Confidentiality Act trumps absolute litigation privilege in case involving mental health records
The Mental Health and Developmental Disabilities Confidentiality Act which protects communication of mental health records prevails over the absolute litigation privilege, the Fifth District Appellate Court has decided.
Filed under Supreme Court Rule 23, a panel of appellate court justices late last week reversed a Madison County Circuit Court decision entered by Chief Judge Ann Callis.
Justice Richard Goldenhersh delivered the opinion of the court with Justices Stephen Spomer and Justice James Donovan concurring.
Sisters Megan and Emily Fuhler filed a lawsuit in 2010 against Dr. John Petrovich, Gateway Regional Medical Center, Community Health Systems, Heartland Clinic, Behr, McCarter and Potter and Richard Behr, for obtaining their mother's mental health records, which the plaintiffs argued should have been protected under the Confidentiality Act.
The case arose from litigation involving their mother Jan Fuhler, who worked for Petrovich from 1993 until 2004. Her employment was terminated in March 2004, almost two months after she told her superiors at Gateway Regional Medical Center that Petrovich was abusing cocaine.
Petrovich pled guilty in October 2005 to felony drug charges.

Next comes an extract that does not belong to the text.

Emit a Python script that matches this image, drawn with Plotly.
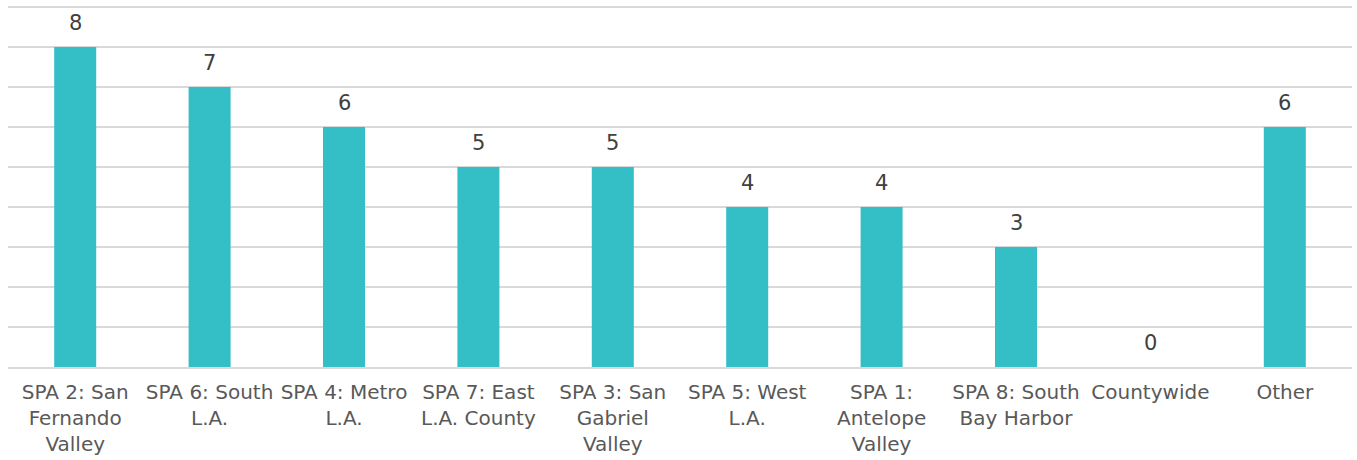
import plotly.graph_objects as go

categories = ["SPA 2: San<br>Fernando<br>Valley", "SPA 6: South<br>L.A.", "SPA 4: Metro<br>L.A.",
              "SPA 7: East<br>L.A. County", "SPA 3: San<br>Gabriel<br>Valley", "SPA 5: West<br>L.A.",
              "SPA 1:<br>Antelope<br>Valley", "SPA 8: South<br>Bay Harbor", "Countywide", "Other"]
values = [8, 7, 6, 5, 5, 4, 4, 3, 0, 6]

FONT = "DejaVu Sans"
BAR = "#34BEC6"

fig = go.Figure(go.Bar(x=categories, y=values, marker=dict(color=BAR, line=dict(width=0)),
                       hoverinfo="skip"))

for c, v in zip(categories, values):
    fig.add_annotation(x=c, y=v, text=str(v), showarrow=False, yanchor="bottom", yshift=10,
                       font=dict(family=FONT, size=21, color="#404040"))

fig.update_layout(
    width=1357, height=460,
    margin=dict(l=8, r=5, t=3, b=93),
    plot_bgcolor="white", paper_bgcolor="white",
    bargap=0.6875,
    showlegend=False,
    font=dict(family=FONT, size=20, color="#595959"),
)
fig.update_xaxes(showline=True, linecolor="#d9d9d9", linewidth=2, showgrid=False,
                 ticks="", ticklabelstandoff=6, tickfont=dict(family=FONT, size=20, color="#595959"))
fig.update_yaxes(range=[0, 9.1], dtick=1, showgrid=True, gridcolor="#d9d9d9", gridwidth=2,
                 showticklabels=False, zeroline=False)

fig.write_html("out.html")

Jan Fuhler filed a suit for retaliatory discharge, but it was dismissed in February 2006.
During the course of that litigation, the defendants issued a subpoena requesting Jan Fuhler's psychiatric records.
Those records were also used and transferred to another case against Petrovich. In that case, Bonnie Seitz alleged Petrovich had committed medical malpractice while under the influence of cocaine.
Jan Fuhler was not a party in the Seitz case, but a potential witness to Petrovich's substance abuse. That case was dismissed in December 2008.
Plaintiffs Megan and Emily Fuhler were not parties in either of the two previous lawsuits involving Jan Fuhler or her records.
However, the sisters argued that the mental heath records contained highly personal and sensitive information about them and that information should have been protected under the Confidentiality Act.
The defendants argued that the publication of the private facts was not published to the public at large; therefore, the Fuhlers had no standing under the Confidentiality Act.
On June 25, 2010, Callis dismissed the sisters' case on grounds that the defendants were protected under the absolute litigation privilege.
Plaintiffs filed a motion to reconsider arguing that the absolute litigation privilege did not apply.
On July 13, 2010, Callis entered an order denying the motion to reconsider in regard to defendants, but granting a reversal of the dismissal of the client defendants.
Later, Callis certified the following question regarding the client defendants:
"When third party non-clients have sued an attorney in tort for his alleged litigation misconduct in the course of defending his clients in prior lawsuits and the trial court has dismissed with prejudice those tort claims filed against the attorney because of the absolute litigation privilege, was it error for the trial court to deny the Motion to Dismiss filed by the clients of that attorney who were also sued by the third parties for vicarious liability for their attorney's alleged litigation misconduct?"
Goldenhersh wrote that the appellate court's decision would focus on the attorneys as defendants.
"Our conclusion that the absolute litigation privilege does not protect the alleged conduct of the attorney defendants makes the certified question regarding the client defendants moot," Goldenhersh said.
"In the end, defendants' reliance on the absolute litigation privilege is misplaced. The Confidentiality Act, not the absolute litigation privilege, governs the communication of mental health records," Goldenhersh wrote.
The case has been remanded to the circuit court.
Megan and Emily Fuhler are represented by Roy Dripps of Alton.